The Court says that the Section 37 appeal ‘must lie to the courts of Delhi’, and not that it must lie ‘only’ to the courts of Delhi. Any doubt about this is alleviated by the very next sentence, where the Court says that ‘both the courts have jurisdiction’, and not only the courts of Delhi.
2. I agree that the exclusive jurisdiction clause in Indus Mobile was not the only reason for the Court’s conclusion. I have therefore argued in my post that Indus was also wrong in holding that choice of seat confers exclusive jurisdiction. The Delhi High Court was at liberty to construe Indus in a way that would reconcile it with the larger Bench decision in BALCO, which is rightly did.
3. a) There is no risk of parallel proceedings in domestic arbitration because Section 42 of the Act takes care of it. Nariman, J.’s reasoning in paragraph 51 of BGS SGS SOMA JV is slightly different – his concern is that parties may choose Delhi as the seat intending to have their s.34 challenge to be heard by Delhi courts, but they may suffer by having a 34 challenge being heard in a district court situated in a remote location where the cause of action arose if an application has already been filed in that court (which would kick in the application of s.42). This concern may be valid, but it does not justify Nariman, J.’s conclusion for two reasons: (i) there is no statutory backing for construing a choice of seat as a choice of exclusive jurisdiction; (ii) if parties really intended courts in Delhi to decide their s.34 challenge, they would (or should, in the absence of any statutory backing) incorporate an exclusive jurisdiction clause in their contract (as was the case in Indus Mobile).
3. b) Yes, seat would become relevant in case of a domestic arbitration if two Indian parties are allowed to choose a foreign seat. But that would not justify the interpretation of BALCO in BGS SGS SOMA JV because s.2(1)(e) would be inapplicable in that situation.
Thanks for your taking out the time to respond, Sharad!
Thanks in particular for clarifying why you think paragraph 96 of BALCO should be interpreted as saying that courts at the seat have only concurrent and not exclusive jurisdiction. I note your point that the Court held that the Section 37 appeal ‘must lie to the courts of Delhi’, and not that it must lie ‘only’ to the courts of Delhi.

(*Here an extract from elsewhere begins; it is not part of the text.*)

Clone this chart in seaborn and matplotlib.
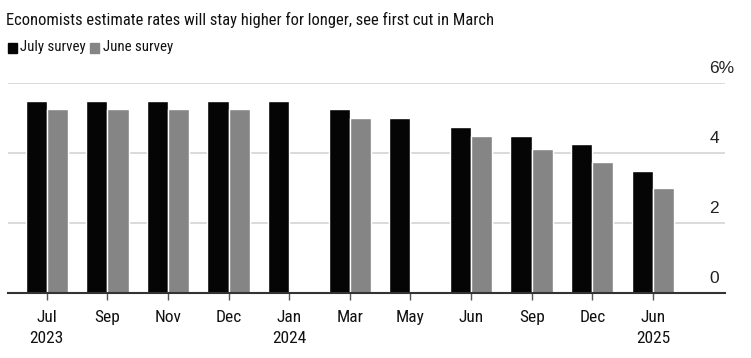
import numpy as np
import pandas as pd
import matplotlib
matplotlib.use("Agg")
import matplotlib.pyplot as plt
import seaborn as sns
from matplotlib.patches import Rectangle

categories = ["Jul\n2023", "Sep", "Nov", "Dec", "Jan\n2024", "Mar", "May", "Jun", "Sep ", "Dec ", "Jun\n2025"]
july_survey = [5.5, 5.5, 5.5, 5.5, 5.5, 5.25, 5.0, 4.75, 4.5, 4.25, 3.5]
june_survey = [5.25, 5.25, 5.25, 5.25, np.nan, 5.0, np.nan, 4.5, 4.125, 3.75, 3.0]
series_names = ["July survey", "June survey"]
y_ticks = [0, 2, 4, 6]
y_tick_labels = ["0", "2", "4", "6%"]
title = "Economists estimate rates will stay higher for longer, see first cut in March"

sns.set_theme(style="white")
plt.rcParams['font.family'] = ['Roboto Condensed', 'Liberation Sans', 'DejaVu Sans']

df = pd.DataFrame({
    "cat": categories * 2,
    "value": july_survey + june_survey,
    "series": [series_names[0]] * len(categories) + [series_names[1]] * len(categories),
})

fig = plt.figure(figsize=(7.51, 3.58), dpi=100)
ax = fig.add_axes([8 / 751, (358 - 293) / 358, (725 - 8) / 751, (293 - 83) / 358])
colors = ["#050505", "#858585"]
sns.barplot(data=df, x="cat", y="value", hue="series", order=categories,
            hue_order=series_names, palette=colors, width=0.7, dodge=True,
            ax=ax, legend=False, saturation=1, errorbar=None)

ax.set_xlim(-0.64, 11.19)
ax.set_ylim(0, 6)
for y in y_ticks[1:]:
    ax.axhline(y, color="#d4d4d4", lw=1.2, zorder=0)
ax.set_yticks([])
for y, lab in zip(y_ticks, y_tick_labels):
    ax.text(10.93, y + 0.2, lab, fontsize=12.5, color="#222222", ha="left", va="bottom",
            family=['Liberation Sans', 'DejaVu Sans'])

for s in ["top", "right", "left"]:
    ax.spines[s].set_visible(False)
ax.spines["bottom"].set_color("#333333")
ax.spines["bottom"].set_linewidth(1.5)
ax.set_xlabel("")
ax.set_ylabel("")
ax.tick_params(axis="x", bottom=True, length=5, width=1, color="#555555",
               labelsize=12.5, pad=7, labelcolor="#111111")
ax.set_xticks(range(len(categories)))
ax.set_xticklabels([c.strip() for c in categories], linespacing=1.5)

fig.text(6 / 751, 1 - 20 / 358, title, fontsize=11.9, color="#111111", va="center", ha="left")
# legend
fig.patches.append(Rectangle((8 / 751, 1 - 53 / 358), 9 / 751, 10 / 358,
                             transform=fig.transFigure, color=colors[0]))
fig.text(20 / 751, 1 - 47 / 358, series_names[0], fontsize=10.7, va="center", ha="left", color="#111111")
fig.patches.append(Rectangle((90 / 751, 1 - 53 / 358), 9 / 751, 10 / 358,
                             transform=fig.transFigure, color=colors[1]))
fig.text(103 / 751, 1 - 47 / 358, series_names[1], fontsize=10.7, va="center", ha="left", color="#111111")

fig.savefig("out.png", dpi=100, facecolor="white")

I wonder if that point was raised before Justice Nariman.
As I stated in my previous comment, your interpretation of paragraph 96 is definitely plausible– more so after your explanation. However, I feel that by according so much significance the absence of the word ‘only’ from that portion of paragraph 96, we may be reading the judgment as if it were a statute– which is not the appropriate approach.
I thoroughly enjoyed reading your piece, and I am keen to see what becomes of the law laid down in BGS SGS Soma– not only on the point of exclusive jurisdiction clauses which you discuss in your piece, but also on its view that Hardy Exploration is not good law. As you may have seen, the Supreme Court was recently faced with a case where one party argued that it was not open to the Three-Judge Bench in BGS SGS Soma to hold that the Three-Judge Bench decision in Hardy Exploration was incorrect (Mankastu Impex Pvt. Ltd. v. Airvisual Ltd. MANU/SC/0283/2020).